AVAILABLE DATA.
-- START --

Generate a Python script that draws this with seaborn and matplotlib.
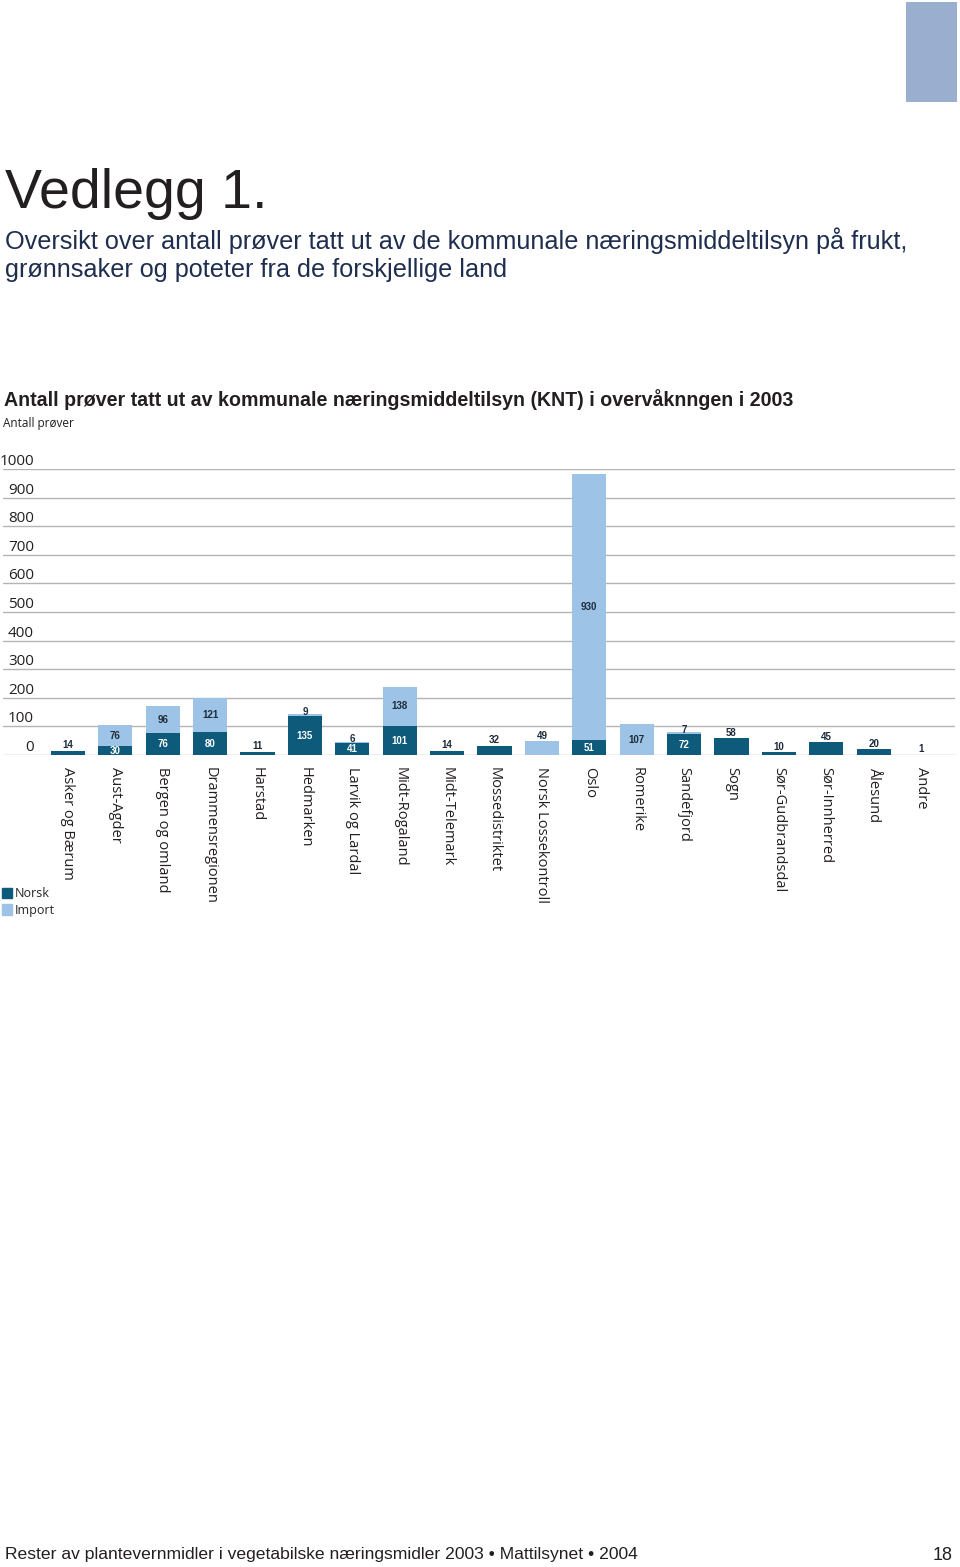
import matplotlib
matplotlib.use("Agg")
import matplotlib.pyplot as plt
import matplotlib.transforms as mtransforms
from matplotlib.patches import Rectangle, Patch
import seaborn as sns

# Data lest av figuren
kategorier = ["Asker og Bærum", "Aust-Agder", "Bergen og omland", "Drammensregionen",
              "Harstad", "Hedmarken", "Larvik og Lardal", "Midt-Rogaland", "Midt-Telemark",
              "Mossedistriktet", "Norsk Lossekontroll", "Oslo", "Romerike", "Sandefjord",
              "Sogn", "Sør-Gudbrandsdal", "Sør-Innherred", "Ålesund", "Andre"]
norsk = [14, 30, 76, 80, 11, 135, 41, 101, 14, 32, 0, 51, 0, 72, 58, 10, 45, 20, 1]
import_ = [0, 76, 96, 121, 0, 9, 6, 138, 0, 0, 49, 930, 107, 7, 0, 0, 0, 0, 0]
y_ticks = [0, 100, 200, 300, 400, 500, 600, 700, 800, 900, 1000]

total = [n + i for n, i in zip(norsk, import_)]

NORSK_COL = "#0d5a7a"
IMPORT_COL = "#9dc3e6"
TXT = "#231f20"
LABEL_TXT = "#1d2b3a"

sns.set_style("white")
plt.rcParams["font.family"] = ["Liberation Sans", "DejaVu Sans"]

W, H = 960, 1567
fig = plt.figure(figsize=(W / 100, H / 100), dpi=100)

# akse: x 3..955 px, y 469 (1000) .. 755 (0)
ax = fig.add_axes([3 / W, 1 - 755 / H, 952 / W, 286 / H])

sns.barplot(x=kategorier, y=total, color=IMPORT_COL, saturation=1, width=0.72,
            linewidth=0, ax=ax)
sns.barplot(x=kategorier, y=norsk, color=NORSK_COL, saturation=1, width=0.72,
            linewidth=0, ax=ax)

ax.set_ylim(0, 1000)
ax.set_xlim(-1.371, 18.717)
for s in ax.spines.values():
    s.set_visible(False)
ax.set_yticks(y_ticks)
ax.set_yticklabels([])
ax.tick_params(axis="y", length=0)
ax.yaxis.grid(True, color="#b4b4b4", linewidth=1.0)
ax.set_axisbelow(True)
ax.set_xlabel("")
ax.set_ylabel("")
ax.tick_params(axis="x", length=0, pad=9)
ax.set_xticks(range(len(kategorier)))
ax.set_xticklabels(kategorier, rotation=-90, ha="center", va="top",
                   fontsize=10.5, family=["Open Sans", "DejaVu Sans"], color=TXT)

# y-etiketter over gridlinjene
trans = mtransforms.blended_transform_factory(ax.transAxes, ax.transData)
for v in y_ticks:
    ax.text(0.0326, v, str(v), transform=trans, ha="right", va="bottom",
            fontsize=11, family=["Open Sans", "DejaVu Sans"], color=TXT)

# verdietiketter
lab_kw = dict(fontsize=7, fontweight="bold", ha="center", va="center",
              textcoords="offset points")
for i, (n, imp) in enumerate(zip(norsk, import_)):
    if imp > 0:
        if n > 0:
            ax.annotate(str(n), (i, n / 2), xytext=(0, 0), color="white", **lab_kw)
        if imp >= 50:
            ax.annotate(str(imp), (i, n + imp / 2), xytext=(0, 0), color=LABEL_TXT, **lab_kw)
        elif n > 0:
            ax.annotate(str(imp), (i, n + imp), xytext=(0, 1.5), color=LABEL_TXT, **lab_kw)
        else:
            ax.annotate(str(imp), (i, n + imp), xytext=(0, 3.5), color=LABEL_TXT, **lab_kw)
    else:
        ax.annotate(str(n), (i, n), xytext=(0, 4), color=LABEL_TXT, **lab_kw)

# legend
handles = [Patch(color=NORSK_COL, label="Norsk"), Patch(color=IMPORT_COL, label="Import")]
fig.legend(handles=handles, loc="upper left", bbox_to_anchor=(2 / W, 1 - 887 / H),
           frameon=False, handlelength=0.8, handleheight=0.9,
           handletextpad=0.25, borderpad=0, borderaxespad=0, labelspacing=0.3,
           prop={"family": ["Open Sans", "DejaVu Sans"], "size": 9})

# tekster på siden
fig.text(5 / W, 1 - 208 / H, "Vedlegg 1.", fontsize=40, color=TXT, va="baseline")
fig.text(5 / W, 1 - 249 / H,
         "Oversikt over antall prøver tatt ut av de kommunale næringsmiddeltilsyn på frukt,",
         fontsize=18.2, color="#1f2d4f", va="baseline")
fig.text(5 / W, 1 - 277 / H, "grønnsaker og poteter fra de forskjellige land",
         fontsize=18.2, color="#1f2d4f", va="baseline")
fig.text(4 / W, 1 - 400 / H,
         "Antall prøver tatt ut av kommunale næringsmiddeltilsyn (KNT) i overvåknngen i 2003",
         fontsize=14.1, fontweight="bold", color=TXT, va="center")
fig.text(3 / W, 1 - 424 / H, "Antall prøver", fontsize=8.5, color=TXT, va="center",
         family=["Open Sans", "DejaVu Sans"])
fig.text(5 / W, 1 - 1555 / H,
         "Rester av plantevernmidler i vegetabilske næringsmidler 2003 • Mattilsynet • 2004",
         fontsize=12.6, color=TXT, va="center", family=["Liberation Sans Narrow", "Liberation Sans"])
fig.text(953 / W, 1 - 1555 / H, "18", fontsize=13, color=TXT, va="center", ha="right",
         family=["Liberation Sans Narrow", "Liberation Sans"])

# blå firkant øverst til høyre
fig.patches.append(Rectangle((906 / W, 1 - 102 / H), 51 / W, 100 / H,
                             transform=fig.transFigure, facecolor="#9aaecf",
                             edgecolor="none"))

fig.savefig("out.png", dpi=100)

-- END --

PROBLEM REQUIREMENTS.
The lines from the start of the data through the line that contains "import seaborn as sns" are to be returned exactly, please, with both ends included and every picture left out.

FINISHED EXERCISE.
Generate a Python script that draws this with seaborn and matplotlib.
import matplotlib
matplotlib.use("Agg")
import matplotlib.pyplot as plt
import matplotlib.transforms as mtransforms
from matplotlib.patches import Rectangle, Patch
import seaborn as sns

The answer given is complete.